■ What you have to do ■
Only the lines from the start of the data through the line containing "import seaborn as sns" should be written out, exactly as they are, with both ends included and the pictures left out.

## Begin Data excerpt

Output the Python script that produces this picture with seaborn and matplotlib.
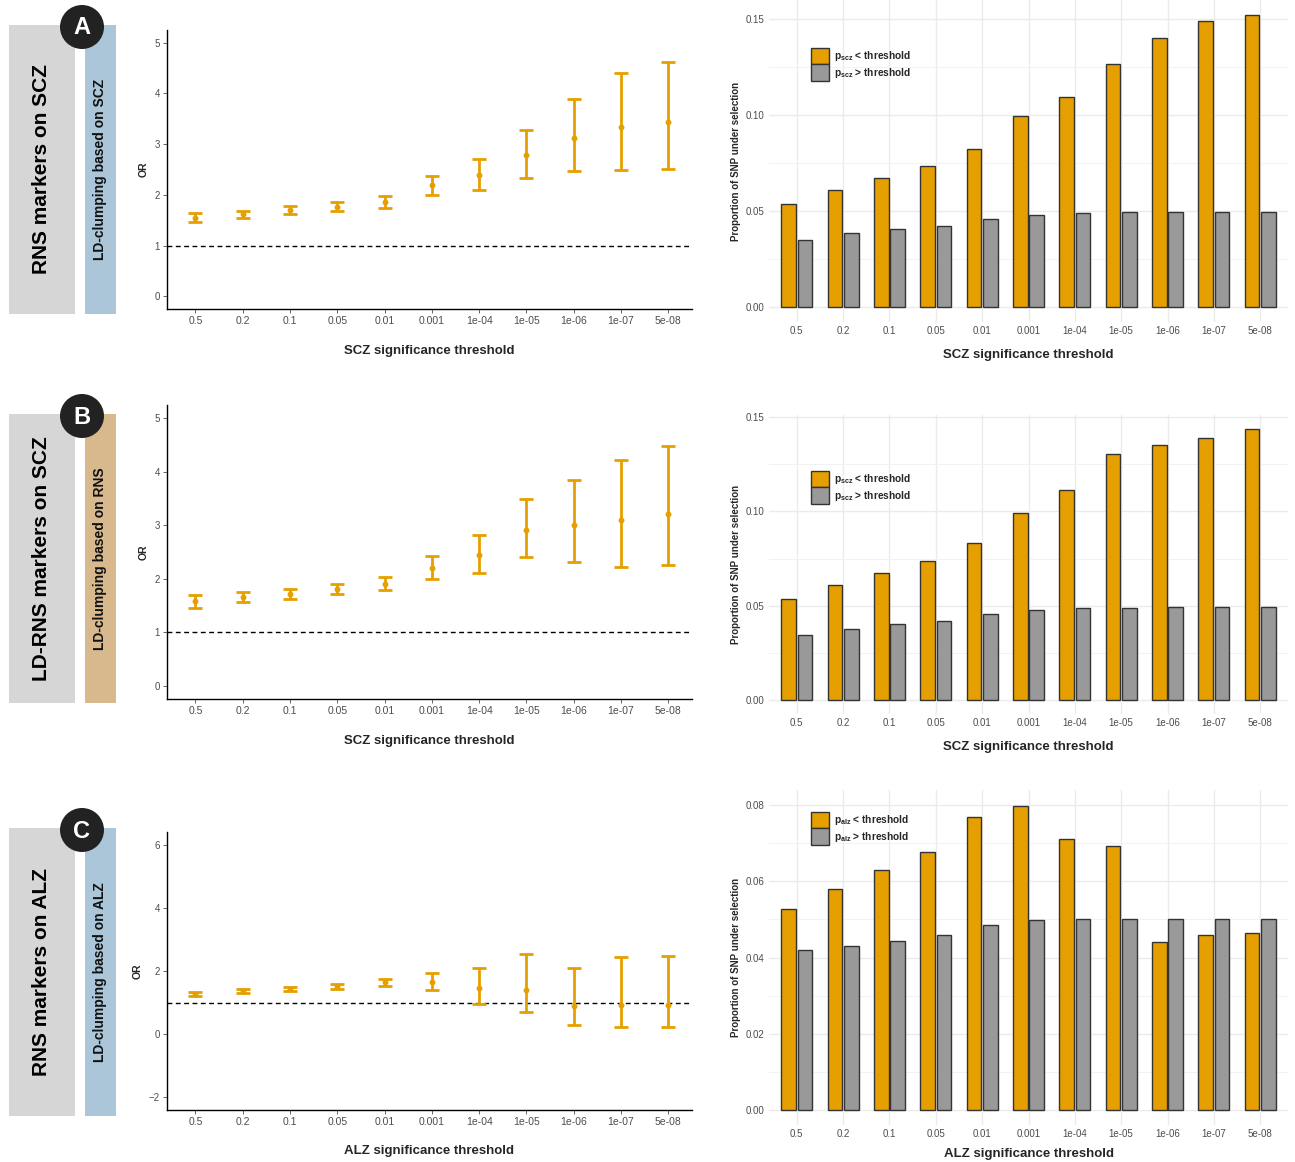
import numpy as np
import pandas as pd
import matplotlib
matplotlib.use("Agg")
import matplotlib.pyplot as plt
from matplotlib.patches import Rectangle, Circle
import seaborn as sns

# ---------------------------------------------------------------- data
thresholds = ["0.5", "0.2", "0.1", "0.05", "0.01", "0.001",
              "1e-04", "1e-05", "1e-06", "1e-07", "5e-08"]

# A: RNS markers on SCZ (LD-clumping based on SCZ)
or_a = [1.55, 1.62, 1.71, 1.77, 1.86, 2.19, 2.39, 2.78, 3.12, 3.34, 3.43]
or_a_lo = [1.46, 1.54, 1.63, 1.69, 1.75, 2.00, 2.10, 2.34, 2.47, 2.49, 2.51]
or_a_hi = [1.65, 1.69, 1.78, 1.86, 1.97, 2.38, 2.70, 3.28, 3.88, 4.40, 4.61]
prop_a_below = [0.0537, 0.0610, 0.0673, 0.0734, 0.0823, 0.0994,
                0.1095, 0.1262, 0.1398, 0.1486, 0.1519]
prop_a_above = [0.0351, 0.0386, 0.0405, 0.0424, 0.0458, 0.0479,
                0.0489, 0.0493, 0.0494, 0.0494, 0.0496]

# B: LD-RNS markers on SCZ (LD-clumping based on RNS)
or_b = [1.58, 1.66, 1.72, 1.81, 1.90, 2.20, 2.44, 2.91, 3.00, 3.09, 3.22]
or_b_lo = [1.46, 1.57, 1.63, 1.71, 1.78, 1.99, 2.11, 2.40, 2.31, 2.22, 2.26]
or_b_hi = [1.69, 1.76, 1.81, 1.91, 2.03, 2.43, 2.81, 3.49, 3.84, 4.22, 4.48]
prop_b_below = [0.0537, 0.0613, 0.0674, 0.0736, 0.0834, 0.0993,
                0.1111, 0.1304, 0.1349, 0.1390, 0.1438]
prop_b_above = [0.0347, 0.0379, 0.0402, 0.0421, 0.0455, 0.0478,
                0.0487, 0.0491, 0.0494, 0.0494, 0.0494]

# C: RNS markers on ALZ (LD-clumping based on ALZ)
or_c = [1.26, 1.37, 1.43, 1.51, 1.645, 1.66, 1.45, 1.41, 0.88, 0.91, 0.92]
or_c_lo = [1.20, 1.31, 1.37, 1.42, 1.52, 1.39, 0.97, 0.71, 0.28, 0.22, 0.23]
or_c_hi = [1.33, 1.42, 1.50, 1.58, 1.76, 1.95, 2.09, 2.55, 2.11, 2.44, 2.47]
prop_c_below = [0.0527, 0.0581, 0.0629, 0.0676, 0.0770, 0.0799,
                0.0711, 0.0693, 0.0442, 0.0460, 0.0465]
prop_c_above = [0.0419, 0.0430, 0.0444, 0.0460, 0.0485, 0.0498,
                0.0500, 0.0500, 0.0500, 0.0500, 0.0500]

# ---------------------------------------------------------------- style
sns.set_theme(style="white")
plt.rcParams["font.family"] = ["Liberation Sans", "DejaVu Sans"]
plt.rcParams["mathtext.fontset"] = "custom"
plt.rcParams["mathtext.rm"] = "Liberation Sans"
plt.rcParams["mathtext.bf"] = "Liberation Sans:bold"

ORANGE = "#E69F00"
GREY = "#999999"
TICK_COL = "#4d4d4d"

W, H = 1295, 1162
fig = plt.figure(figsize=(W / 100, H / 100), dpi=100)


def px_axes(x0, y0, x1, y1, **kw):
    return fig.add_axes([x0 / W, 1 - y1 / H, (x1 - x0) / W, (y1 - y0) / H], **kw)


# overlay for the row banners
deco = px_axes(0, 0, W, H)
deco.set_xlim(0, W)
deco.set_ylim(H, 0)
deco.axis("off")


def banner(top, bottom, letter, title, subtitle, side_col):
    deco.add_patch(Rectangle((9, top), 66, bottom - top, color="#d6d6d6", lw=0))
    deco.add_patch(Rectangle((85, top), 31, bottom - top, color=side_col, lw=0))
    mid = (top + bottom) / 2
    deco.text(42, mid, title, rotation=90, ha="center", va="center",
              fontsize=15, fontweight="bold", color="black")
    deco.text(100, mid, subtitle, rotation=90, ha="center", va="center",
              fontsize=10, fontweight="bold", color="#111111")
    deco.add_patch(Circle((82, top + 2), 22, color="#222222", lw=0, zorder=5))
    deco.text(82, top + 3, letter, ha="center", va="center", fontsize=17,
              fontweight="bold", color="white", zorder=6)


def or_panel(top, bottom, vals, lo, hi, ylim, yticks, xlabel, xpad=14):
    ax = px_axes(167, top, 692, bottom)
    x = np.arange(len(thresholds))
    vals, lo, hi = map(np.asarray, (vals, lo, hi))
    ax.axhline(1, color="black", ls=(0, (3.5, 2.5)), lw=1.0, zorder=1)
    ax.errorbar(x, vals, yerr=[vals - lo, hi - vals], fmt="none",
                ecolor=ORANGE, elinewidth=2.0, capsize=4.8, capthick=2.0, zorder=2)
    sns.scatterplot(x=x, y=vals, color=ORANGE, s=18, edgecolor=ORANGE,
                    linewidth=0, ax=ax, zorder=3, legend=False)
    ax.set_xlim(-0.6, len(thresholds) - 0.5)
    ax.set_ylim(*ylim)
    ax.set_xticks(x)
    ax.set_xticklabels(thresholds)
    ax.set_yticks(yticks)
    ax.tick_params(axis="y", labelsize=7, colors=TICK_COL, length=3, width=0.6,
                   pad=2, left=True)
    ax.tick_params(axis="x", labelsize=7.5, colors=TICK_COL, length=3, width=0.6,
                   pad=2, bottom=True)
    for s in ("top", "right"):
        ax.spines[s].set_visible(False)
    for s in ("left", "bottom"):
        ax.spines[s].set_color("black")
        ax.spines[s].set_linewidth(1.0)
    ax.set_xlabel(xlabel, fontsize=9.5, fontweight="bold", labelpad=xpad)
    ax.set_ylabel("OR", fontsize=7.5, fontweight="bold", labelpad=4.5)
    ax.grid(False)
    return ax


def prop_panel(top, bottom, below, above, ylim, major, minor, xlabel, tag,
               leg_top, xpad=9):
    ax = px_axes(769, top, 1288, bottom)
    lab_lt = r"$\mathbf{p}_{\mathbf{%s}}$ < threshold" % tag
    lab_gt = r"$\mathbf{p}_{\mathbf{%s}}$ > threshold" % tag
    df = pd.DataFrame({
        "threshold": thresholds * 2,
        "group": [lab_lt] * len(thresholds) + [lab_gt] * len(thresholds),
        "proportion": list(below) + list(above),
    })
    sns.barplot(data=df, x="threshold", y="proportion", hue="group",
                order=thresholds, hue_order=[lab_lt, lab_gt],
                palette=[ORANGE, GREY], width=0.7, gap=0.1, errorbar=None,
                edgecolor="#333333", linewidth=1.0, saturation=1, ax=ax, zorder=3)
    ax.set_xlim(-0.6, len(thresholds) - 0.4)
    ax.set_ylim(*ylim)
    ax.set_yticks(major)
    ax.set_yticks(minor, minor=True)
    ax.set_yticklabels([f"{v:.2f}" for v in major])
    ax.grid(True, which="major", color="#ebebeb", lw=1.0, zorder=0)
    ax.grid(True, which="minor", axis="y", color="#f2f2f2", lw=0.7, zorder=0)
    ax.set_axisbelow(True)
    for s in ax.spines.values():
        s.set_visible(False)
    ax.tick_params(axis="both", which="both", length=0, labelsize=7,
                   colors=TICK_COL, pad=3)
    ax.set_xlabel(xlabel, fontsize=9.5, fontweight="bold", labelpad=xpad)
    ax.set_ylabel("Proportion of SNP under selection", fontsize=7,
                  fontweight="bold", labelpad=3.5)
    handles, labels = ax.get_legend_handles_labels()
    if ax.get_legend() is not None:
        ax.get_legend().remove()
    leg = ax.legend(handles, labels, loc="upper left",
                    bbox_to_anchor=(811 / W, 1 - leg_top / H),
                    bbox_transform=fig.transFigure, frameon=False,
                    fontsize=7.3, handlelength=1.75, handleheight=2.1,
                    labelspacing=0.0, borderpad=0, borderaxespad=0,
                    handletextpad=0.55)
    for t in leg.get_texts():
        t.set_fontweight("bold")
    return ax


# ---------------------------------------------------------------- rows
banner(25, 314, "A", "RNS markers on SCZ", "LD-clumping based on SCZ", "#aac6d8")
banner(414, 703, "B", "LD-RNS markers on SCZ", "LD-clumping based on RNS", "#d8b98e")
banner(828, 1116, "C", "RNS markers on ALZ", "LD-clumping based on ALZ", "#aac6d8")

or_panel(30, 309, or_a, or_a_lo, or_a_hi, (-0.25, 5.25), range(0, 6),
         "SCZ significance threshold")
or_panel(405, 699, or_b, or_b_lo, or_b_hi, (-0.25, 5.25), range(0, 6),
         "SCZ significance threshold")
or_panel(832, 1110, or_c, or_c_lo, or_c_hi, (-2.4, 6.4), range(-2, 7, 2),
         "ALZ significance threshold", xpad=13)

prop_panel(0, 322, prop_a_below, prop_a_above, (-0.0076, 0.1597),
           [0.0, 0.05, 0.10, 0.15], [0.025, 0.075, 0.125],
           "SCZ significance threshold", "scz", 48)
prop_panel(415, 714, prop_b_below, prop_b_above, (-0.0072, 0.151),
           [0.0, 0.05, 0.10, 0.15], [0.025, 0.075, 0.125],
           "SCZ significance threshold", "scz", 471)
prop_panel(790, 1125, prop_c_below, prop_c_above, (-0.004, 0.084),
           [0.0, 0.02, 0.04, 0.06, 0.08], [0.01, 0.03, 0.05, 0.07],
           "ALZ significance threshold", "alz", 812, xpad=6)

fig.savefig("out.png", dpi=100, facecolor="white")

## End Data excerpt

■ Task result ■
Output the Python script that produces this picture with seaborn and matplotlib.
import numpy as np
import pandas as pd
import matplotlib
matplotlib.use("Agg")
import matplotlib.pyplot as plt
from matplotlib.patches import Rectangle, Circle
import seaborn as sns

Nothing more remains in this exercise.